SOURCE DATA:
Start
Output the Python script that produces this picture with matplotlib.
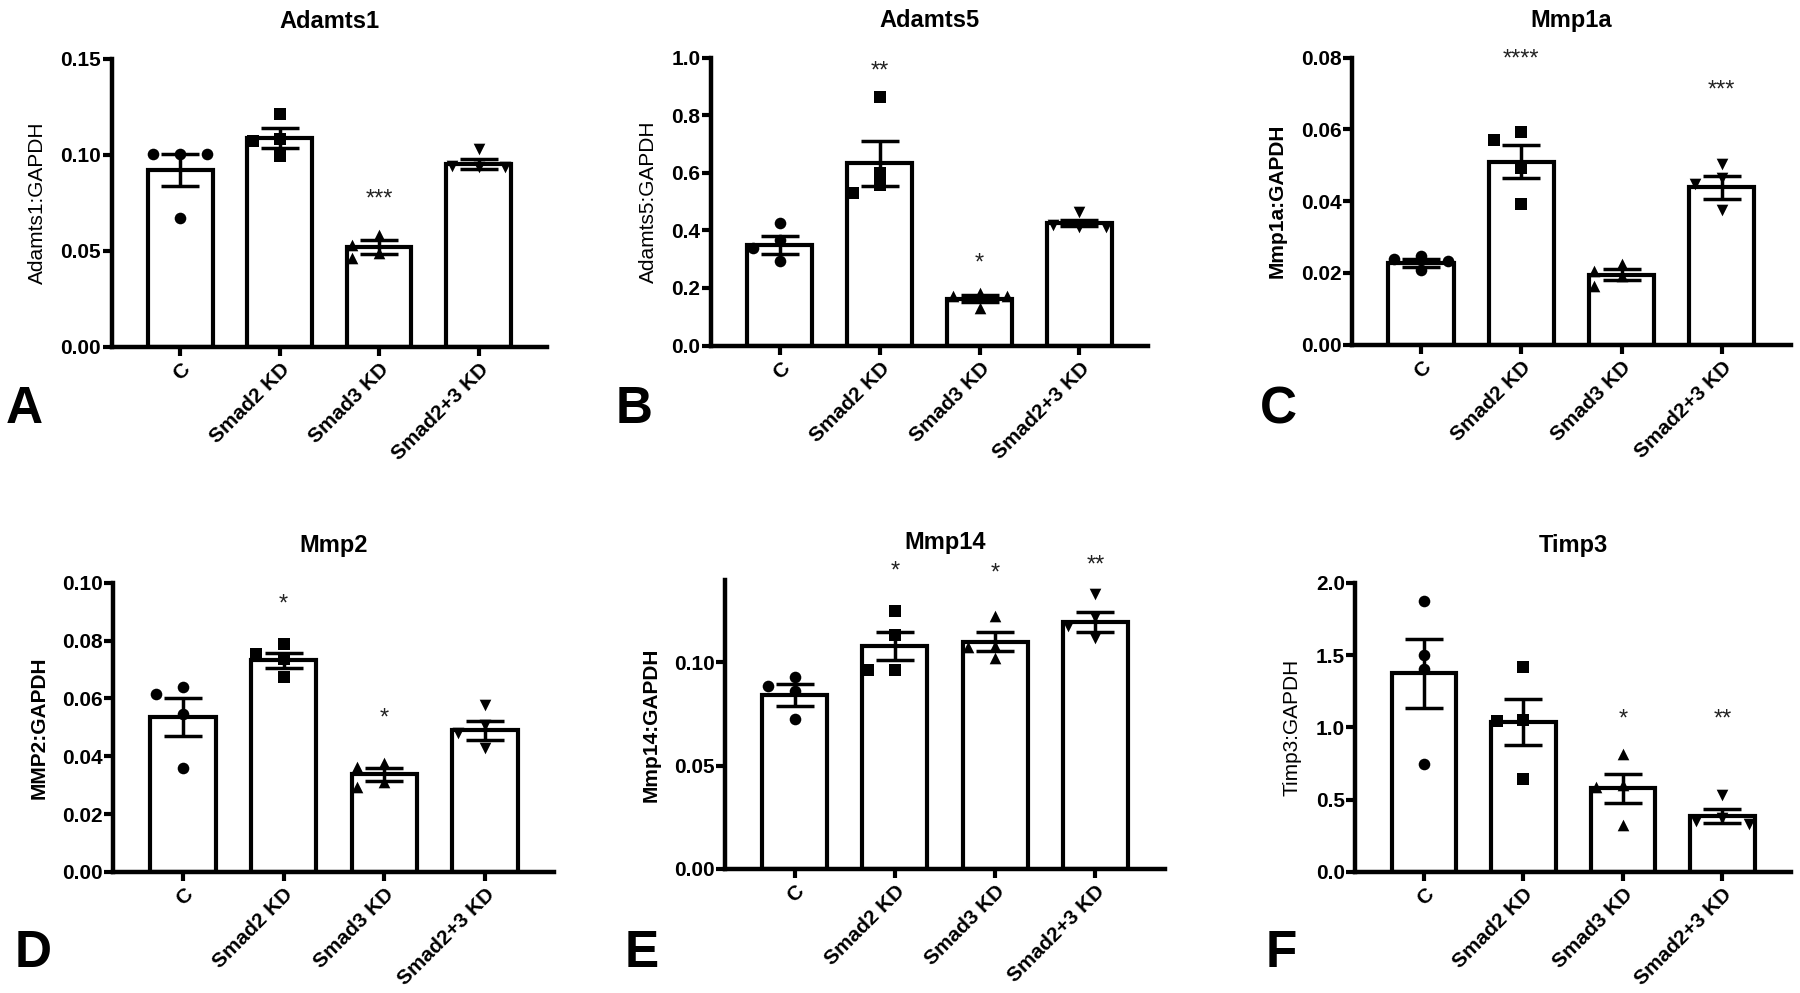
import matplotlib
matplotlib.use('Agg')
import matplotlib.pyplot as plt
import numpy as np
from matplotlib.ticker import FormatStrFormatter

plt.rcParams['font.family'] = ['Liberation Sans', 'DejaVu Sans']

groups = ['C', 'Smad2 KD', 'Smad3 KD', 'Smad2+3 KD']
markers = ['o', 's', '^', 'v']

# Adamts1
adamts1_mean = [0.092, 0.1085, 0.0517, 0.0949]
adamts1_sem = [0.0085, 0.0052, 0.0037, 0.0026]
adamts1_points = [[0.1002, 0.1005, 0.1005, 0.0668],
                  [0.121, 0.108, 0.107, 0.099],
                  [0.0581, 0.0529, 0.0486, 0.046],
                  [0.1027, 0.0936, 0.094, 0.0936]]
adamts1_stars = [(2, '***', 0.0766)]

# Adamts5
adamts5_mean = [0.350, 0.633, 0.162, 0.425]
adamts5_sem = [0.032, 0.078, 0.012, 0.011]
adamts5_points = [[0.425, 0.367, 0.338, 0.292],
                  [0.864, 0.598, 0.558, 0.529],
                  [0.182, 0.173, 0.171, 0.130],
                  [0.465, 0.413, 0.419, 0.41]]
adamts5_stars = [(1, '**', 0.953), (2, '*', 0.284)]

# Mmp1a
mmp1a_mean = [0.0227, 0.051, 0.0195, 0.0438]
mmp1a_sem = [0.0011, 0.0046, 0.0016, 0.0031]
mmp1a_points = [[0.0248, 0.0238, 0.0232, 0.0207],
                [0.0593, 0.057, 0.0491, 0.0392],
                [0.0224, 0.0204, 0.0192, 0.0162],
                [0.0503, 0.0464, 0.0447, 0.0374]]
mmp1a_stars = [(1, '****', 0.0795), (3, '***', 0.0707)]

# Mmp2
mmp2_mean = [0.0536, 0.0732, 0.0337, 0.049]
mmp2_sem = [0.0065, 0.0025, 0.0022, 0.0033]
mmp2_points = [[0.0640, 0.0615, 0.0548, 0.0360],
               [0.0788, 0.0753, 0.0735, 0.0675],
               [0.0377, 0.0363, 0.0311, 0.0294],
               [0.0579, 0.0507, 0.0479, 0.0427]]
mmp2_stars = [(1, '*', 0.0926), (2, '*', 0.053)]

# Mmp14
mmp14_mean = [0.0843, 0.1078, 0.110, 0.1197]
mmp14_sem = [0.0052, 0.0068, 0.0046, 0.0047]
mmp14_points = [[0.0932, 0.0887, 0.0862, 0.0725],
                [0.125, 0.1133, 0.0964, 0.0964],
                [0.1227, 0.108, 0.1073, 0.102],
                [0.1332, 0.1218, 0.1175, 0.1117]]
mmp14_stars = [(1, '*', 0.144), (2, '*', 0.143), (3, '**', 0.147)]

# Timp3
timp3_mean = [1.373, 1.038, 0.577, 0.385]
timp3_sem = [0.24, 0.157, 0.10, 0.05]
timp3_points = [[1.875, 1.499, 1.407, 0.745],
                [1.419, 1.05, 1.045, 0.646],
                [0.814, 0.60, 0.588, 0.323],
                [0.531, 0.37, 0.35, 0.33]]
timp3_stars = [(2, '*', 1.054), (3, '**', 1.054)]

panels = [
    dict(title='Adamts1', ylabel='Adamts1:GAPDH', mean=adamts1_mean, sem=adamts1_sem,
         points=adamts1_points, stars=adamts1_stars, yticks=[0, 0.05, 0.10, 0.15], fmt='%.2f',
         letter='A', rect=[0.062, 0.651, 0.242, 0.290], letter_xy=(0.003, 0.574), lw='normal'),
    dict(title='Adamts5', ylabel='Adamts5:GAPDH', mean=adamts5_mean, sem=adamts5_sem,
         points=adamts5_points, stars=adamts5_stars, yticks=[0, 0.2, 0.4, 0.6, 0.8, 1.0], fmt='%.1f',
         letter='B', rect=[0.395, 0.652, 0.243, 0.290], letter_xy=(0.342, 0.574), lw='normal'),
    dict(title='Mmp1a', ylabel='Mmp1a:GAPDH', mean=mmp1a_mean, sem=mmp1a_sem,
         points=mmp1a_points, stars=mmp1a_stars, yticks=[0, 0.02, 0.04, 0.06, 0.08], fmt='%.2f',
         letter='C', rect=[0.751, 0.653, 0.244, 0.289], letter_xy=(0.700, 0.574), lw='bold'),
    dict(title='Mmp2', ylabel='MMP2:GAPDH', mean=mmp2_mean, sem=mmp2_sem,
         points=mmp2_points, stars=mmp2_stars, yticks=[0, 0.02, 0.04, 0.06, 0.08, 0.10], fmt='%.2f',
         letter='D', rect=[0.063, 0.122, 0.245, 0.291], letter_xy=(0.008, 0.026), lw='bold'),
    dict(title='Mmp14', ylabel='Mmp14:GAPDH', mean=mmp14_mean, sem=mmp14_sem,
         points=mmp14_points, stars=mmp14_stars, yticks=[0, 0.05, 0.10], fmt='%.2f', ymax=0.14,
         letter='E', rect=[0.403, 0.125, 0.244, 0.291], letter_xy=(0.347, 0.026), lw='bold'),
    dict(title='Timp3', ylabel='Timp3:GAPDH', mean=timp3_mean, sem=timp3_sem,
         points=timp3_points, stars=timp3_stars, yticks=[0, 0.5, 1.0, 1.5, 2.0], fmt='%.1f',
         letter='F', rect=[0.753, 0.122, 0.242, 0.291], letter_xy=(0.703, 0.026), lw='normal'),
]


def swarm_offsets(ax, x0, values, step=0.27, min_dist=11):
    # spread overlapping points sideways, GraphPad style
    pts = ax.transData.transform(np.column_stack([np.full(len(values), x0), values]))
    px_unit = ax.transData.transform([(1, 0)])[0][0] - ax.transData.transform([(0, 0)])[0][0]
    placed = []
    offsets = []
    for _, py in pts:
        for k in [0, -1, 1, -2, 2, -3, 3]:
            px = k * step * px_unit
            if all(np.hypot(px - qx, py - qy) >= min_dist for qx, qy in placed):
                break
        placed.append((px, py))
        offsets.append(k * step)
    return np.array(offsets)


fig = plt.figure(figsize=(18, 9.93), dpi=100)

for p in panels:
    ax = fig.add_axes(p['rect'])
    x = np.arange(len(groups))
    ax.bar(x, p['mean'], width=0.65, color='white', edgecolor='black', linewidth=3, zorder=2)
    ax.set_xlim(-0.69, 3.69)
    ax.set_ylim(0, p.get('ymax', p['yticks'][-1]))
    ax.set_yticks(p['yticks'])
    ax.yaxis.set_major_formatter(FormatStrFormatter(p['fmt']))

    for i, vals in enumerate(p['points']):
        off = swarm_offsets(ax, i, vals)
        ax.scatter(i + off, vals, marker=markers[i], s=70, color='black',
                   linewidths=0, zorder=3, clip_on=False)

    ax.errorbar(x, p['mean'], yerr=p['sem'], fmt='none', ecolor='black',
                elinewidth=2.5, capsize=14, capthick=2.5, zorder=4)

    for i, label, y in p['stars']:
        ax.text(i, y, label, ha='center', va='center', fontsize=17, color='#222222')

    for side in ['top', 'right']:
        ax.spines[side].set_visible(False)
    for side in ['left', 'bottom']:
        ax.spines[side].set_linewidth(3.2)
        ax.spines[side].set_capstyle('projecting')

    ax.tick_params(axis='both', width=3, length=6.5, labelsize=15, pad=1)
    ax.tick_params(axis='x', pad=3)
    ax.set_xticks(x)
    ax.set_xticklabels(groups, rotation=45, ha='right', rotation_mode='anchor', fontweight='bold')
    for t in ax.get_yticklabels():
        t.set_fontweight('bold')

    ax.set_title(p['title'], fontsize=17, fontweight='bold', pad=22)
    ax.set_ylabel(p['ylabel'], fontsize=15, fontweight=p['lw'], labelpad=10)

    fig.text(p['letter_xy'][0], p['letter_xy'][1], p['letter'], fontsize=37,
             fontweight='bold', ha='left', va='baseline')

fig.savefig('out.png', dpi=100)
End
DESCRIPTION OF THE TASK: Give again exactly the lines running from the beginning of the material above through the line that contains "adamts1_stars = [(2, '***', 0.0766)]", and leave out every picture.

THE SOLUTION:
Output the Python script that produces this picture with matplotlib.
import matplotlib
matplotlib.use('Agg')
import matplotlib.pyplot as plt
import numpy as np
from matplotlib.ticker import FormatStrFormatter

plt.rcParams['font.family'] = ['Liberation Sans', 'DejaVu Sans']

groups = ['C', 'Smad2 KD', 'Smad3 KD', 'Smad2+3 KD']
markers = ['o', 's', '^', 'v']

# Adamts1
adamts1_mean = [0.092, 0.1085, 0.0517, 0.0949]
adamts1_sem = [0.0085, 0.0052, 0.0037, 0.0026]
adamts1_points = [[0.1002, 0.1005, 0.1005, 0.0668],
                  [0.121, 0.108, 0.107, 0.099],
                  [0.0581, 0.0529, 0.0486, 0.046],
                  [0.1027, 0.0936, 0.094, 0.0936]]
adamts1_stars = [(2, '***', 0.0766)]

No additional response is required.